BRAND HEURISTICS AND BRAND CHOICE IN MOBILE FIRST MARKETS IN NAIROBI CITY COUNTY, KENYA
BRAND HEURISTICS AND BRAND CHOICE IN MOBILE FIRST MARKETS IN NAIROBI CITY COUNTY, KENYA
Ng’ang’a Waruguru - PhD Fellow, Business Administration Department, School of Business, Kenyatta University, Kenya
Dr. Samuel Maina (PhD) - Senior Lecturer, Business Administration Department, Kenyatta University, Kenya
ABSTRACT
This independent paper develops an integrative conceptual framework explaining heuristic-based brand choice in mobile-first consumer markets. Drawing on bounded rationality and information processing perspectives, the study positions brand heuristics such as price cues, social proof, brand salience, and origin signals, as adaptive cognitive shortcuts that simplify complex brand environments. In digitally dense and innovation-driven markets, consumers encounter information overload and attribute proliferation, conditions that intensify reliance on heuristic processing. The paper advances theory by conceptualizing cognitive processing as a mediating mechanism through which brand heuristics influence brand choice, specifically through cognitive ease, heuristic reliance, and reduced evaluative effort. Further, the framework incorporates consumer characteristics and first-market contextual conditions as moderating forces that shape the strength and direction of heuristic–cognition–choice relationships.
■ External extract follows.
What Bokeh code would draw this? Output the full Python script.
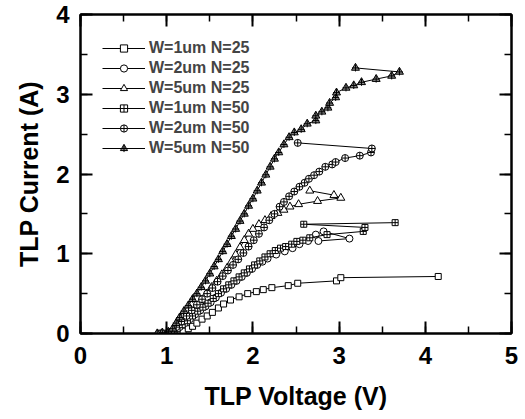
from bokeh.plotting import figure
from bokeh.models import (LinearAxis, SingleIntervalTicker, Legend, LegendItem,
                          CustomJSTickFormatter)
from bokeh.embed import file_html
from bokeh.resources import INLINE

# ---- data (TLP voltage V, TLP current A) ----
w1n25_v = [0.95, 1.05, 1.13, 1.19, 1.25, 1.30, 1.35, 1.41, 1.47, 1.53, 1.60, 1.66, 1.74, 1.84,
           1.94, 2.04, 2.12, 2.22, 2.41, 2.52, 2.97, 3.02, 4.15]
w1n25_i = [0.00, 0.00, 0.01, 0.03, 0.06, 0.09, 0.13, 0.18, 0.22, 0.265, 0.32, 0.37, 0.42, 0.46,
           0.50, 0.525, 0.55, 0.575, 0.60, 0.63, 0.66, 0.70, 0.715]

w2n25_v = [0.93, 1.03, 1.09, 1.15, 1.21, 1.27, 1.33, 1.39, 1.45, 1.51, 1.57, 1.63, 1.69, 1.75,
           1.81, 1.87, 1.93, 1.99, 2.05, 2.11, 2.17, 2.27, 2.37, 2.46, 2.54, 2.64, 2.73, 2.82,
           3.12, 2.76]
w2n25_i = [0.00, 0.01, 0.04, 0.08, 0.13, 0.18, 0.24, 0.29, 0.34, 0.39, 0.45, 0.51, 0.56, 0.61,
           0.66, 0.71, 0.76, 0.81, 0.86, 0.90, 0.94, 0.99, 1.03, 1.07, 1.12, 1.16, 1.24, 1.28,
           1.19, 1.16]

w5n25_v = [0.94, 1.04, 1.10, 1.16, 1.22, 1.28, 1.34, 1.40, 1.46, 1.52, 1.58, 1.64, 1.70, 1.75,
           1.80, 1.85, 1.90, 1.95, 2.00, 2.07, 2.14, 2.21, 2.29, 2.36, 2.43, 2.53, 2.75, 3.02,
           2.94, 2.66]
w5n25_i = [0.00, 0.01, 0.05, 0.11, 0.18, 0.26, 0.34, 0.42, 0.50, 0.58, 0.66, 0.74, 0.82, 0.90,
           0.99, 1.08, 1.17, 1.25, 1.31, 1.37, 1.42, 1.47, 1.51, 1.55, 1.59, 1.62, 1.66, 1.70,
           1.735, 1.79]

w1n50_v = [0.92, 1.00, 1.06, 1.12, 1.18, 1.24, 1.30, 1.36, 1.42, 1.48, 1.54, 1.60, 1.66, 1.72,
           1.78, 1.84, 1.90, 1.96, 2.02, 2.08, 2.14, 2.20, 2.26, 2.32, 2.38, 2.45, 2.51, 2.58,
           2.66, 2.86, 3.28, 3.30, 2.59, 3.65]
w1n50_i = [0.00, 0.00, 0.02, 0.06, 0.11, 0.16, 0.22, 0.28, 0.33, 0.38, 0.44, 0.50, 0.56, 0.61,
           0.66, 0.71, 0.76, 0.81, 0.86, 0.91, 0.96, 1.00, 1.04, 1.07, 1.09, 1.12, 1.155, 1.17,
           1.20, 1.24, 1.28, 1.33, 1.37, 1.39]

w2n50_v = [0.91, 0.98, 1.05, 1.11, 1.17, 1.23, 1.29, 1.35, 1.41, 1.47, 1.53, 1.59, 1.65, 1.71,
           1.77, 1.83, 1.89, 1.95, 2.01, 2.07, 2.13, 2.19, 2.25, 2.31, 2.36, 2.42, 2.48, 2.54,
           2.60, 2.65, 2.71, 2.77, 2.84, 2.92, 2.96, 3.07, 3.24, 3.37, 3.38, 2.52]
w2n50_i = [0.00, 0.00, 0.02, 0.08, 0.15, 0.22, 0.29, 0.36, 0.43, 0.50, 0.57, 0.65, 0.72, 0.79,
           0.86, 0.93, 1.01, 1.09, 1.17, 1.25, 1.33, 1.42, 1.50, 1.59, 1.65, 1.72, 1.78, 1.84,
           1.89, 1.94, 1.985, 2.03, 2.09, 2.12, 2.15, 2.20, 2.23, 2.27, 2.32, 2.39]

w5n50_v = [0.89, 0.95, 1.02, 1.07, 1.11, 1.15, 1.20, 1.25, 1.30, 1.35, 1.40, 1.45, 1.50, 1.55,
           1.60, 1.65, 1.70, 1.75, 1.80, 1.85, 1.90, 1.95, 2.00, 2.05, 2.10, 2.15, 2.20, 2.25,
           2.30, 2.36, 2.42, 2.48, 2.56, 2.63, 2.73, 2.73, 2.80, 2.87, 2.89, 2.96, 2.97, 3.08,
           3.17, 3.26, 3.43, 3.61, 3.70, 3.19]
w5n50_i = [0.00, 0.01, 0.02, 0.06, 0.13, 0.20, 0.28, 0.35, 0.43, 0.50, 0.58, 0.66, 0.75, 0.84,
           0.93, 1.03, 1.12, 1.22, 1.31, 1.41, 1.50, 1.60, 1.69, 1.79, 1.89, 1.99, 2.09, 2.19,
           2.27, 2.37, 2.46, 2.52, 2.56, 2.63, 2.67, 2.73, 2.78, 2.83, 2.89, 2.96, 3.02, 3.08,
           3.11, 3.15, 3.19, 3.23, 3.28, 3.33]

labels = ["W=1um N=25", "W=2um N=25", "W=5um N=25", "W=1um N=50", "W=2um N=50", "W=5um N=50"]
x_title = "TLP Voltage (V)"
y_title = "TLP Current (A)"

FONT = "Liberation Sans"

p = figure(width=522, height=419, x_range=(0, 5), y_range=(0, 4),
           output_backend="svg", toolbar_location=None,
           min_border_left=80, min_border_right=11, min_border_top=14, min_border_bottom=86)
p.grid.visible = False
p.outline_line_color = "black"
p.outline_line_width = 2

series = [
    (w1n25_v, w1n25_i, [("square", 6, "white")]),
    (w2n25_v, w2n25_i, [("circle", 7, "white")]),
    (w5n25_v, w5n25_i, [("triangle", 8, "white")]),
    (w1n50_v, w1n50_i, [("square_cross", 6, "white")]),
    (w2n50_v, w2n50_i, [("circle_cross", 7, "white")]),
    (w5n50_v, w5n50_i, [("triangle", 8, "#888888"), ("cross", 7, None)]),
]

items = []
for (xs, ys, mk), lab in zip(series, labels):
    rs = [p.line(xs, ys, line_color="black", line_width=1)]
    for m, s, fc in mk:
        rs.append(p.scatter(xs, ys, marker=m, size=s, line_color="black", line_width=1,
                            fill_color=fc))
    items.append(LegendItem(label=lab, renderers=rs))

legend = Legend(items=items, location=(12, 166), margin=0, padding=10, spacing=2,
                glyph_height=18, label_height=18, glyph_width=43, label_standoff=4,
                border_line_alpha=0, background_fill_alpha=0,
                label_text_font=FONT, label_text_font_style="bold",
                label_text_font_size="16px")
p.add_layout(legend)


def style_axis(ax, show_labels):
    ax.ticker = SingleIntervalTicker(interval=1, num_minor_ticks=2)
    ax.axis_line_width = 2
    ax.major_tick_in = 12
    ax.major_tick_out = 0
    ax.minor_tick_in = 7
    ax.minor_tick_out = 0
    ax.major_tick_line_width = 2
    ax.minor_tick_line_width = 1.5
    if show_labels:
        ax.major_label_text_font = FONT
        ax.major_label_text_font_style = "bold"
        ax.major_label_text_font_size = "24px"
        ax.major_label_text_color = "black"
        ax.axis_label_text_font = FONT
        ax.axis_label_text_font_style = "bold"
        ax.axis_label_text_font_size = "25px"
        ax.axis_label_text_color = "black"
    else:
        ax.formatter = CustomJSTickFormatter(code="return ''")
        ax.major_label_standoff = 0


xa = p.xaxis[0]
ya = p.yaxis[0]
style_axis(xa, True)
style_axis(ya, True)
xa.axis_label = x_title
ya.axis_label = y_title
xa.major_label_standoff = 13
xa.axis_label_standoff = 15
ya.major_label_standoff = 11
ya.axis_label_standoff = 10

top_ax = LinearAxis()
right_ax = LinearAxis()
style_axis(top_ax, False)
style_axis(right_ax, False)
p.add_layout(top_ax, "above")
p.add_layout(right_ax, "right")

open("out.html", "w").write(file_html(p, INLINE))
By synthesizing fragmented streams of literature on heuristics, branding, and emerging market consumer behavior, the study addresses conceptual, empirical, contextual, and methodological gaps in existing scholarship. The proposed model enhances theoretical precision by distinguishing mediation from moderation effects and by modeling brand heuristics as a multidimensional construct rather than isolated cues. Overall, the paper contributes to marketing theory by offering a cognitively grounded, context-sensitive explanation of brand choice suitable for mobile-first environments, while providing a structured foundation for future empirical validation.